The set-list seemed very well chosen and skewed quite heavily towards the newest series - performed in these shows for the first time live, and released on CD a week earlier. I hadn’t heard the CD before the show, which meant that I was listening to a lot of the music for the first time away from the episodes. But what a series to go out on - lots of visual episodes, and music from nearly all of them were played. Plus this is the first concert since Peter Capaldi joined - and incredibly, he happened to be in the audience, watching himself and listening to the orchestra play his theme!

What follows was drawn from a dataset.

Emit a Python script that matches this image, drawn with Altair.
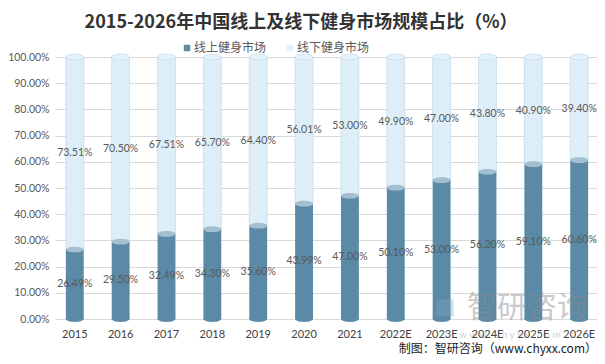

When you compare the new music to some of the older, more simpler themes (although the set-list doesn’t stretch back too many years), it’s like Murray Gold is writing the music now with this big, BIG broad sound in mind from the start. Because it’s the big orchestral numbers that are the stars here, especially the opening, which immediately gets the pulse racing.

If anything, it’s designed to be fun - lively talk between the pieces from the excellent host, nothing in the show that’s especially off-putting for children or first-timers (although monsters like the Foretold walking around can give you a fright!), and a whole lot of variety encapsulating light and dark, older and newer, traditional and a bit funky. And there’s slightly smaller but no less powerful pieces like those sung by soloist Elin Manahan Thomas. (Who knew that Missy’s theme had such beautiful words?)

And because of all this, it means it feels like it’s over far, far too quickly!

The Symphonic Spectacular, then, is aptly named. If you’re visiting in future, expect a big, incredible hit of Doctor Who music that will make you feel like a child again. It’s a pretty awesome event.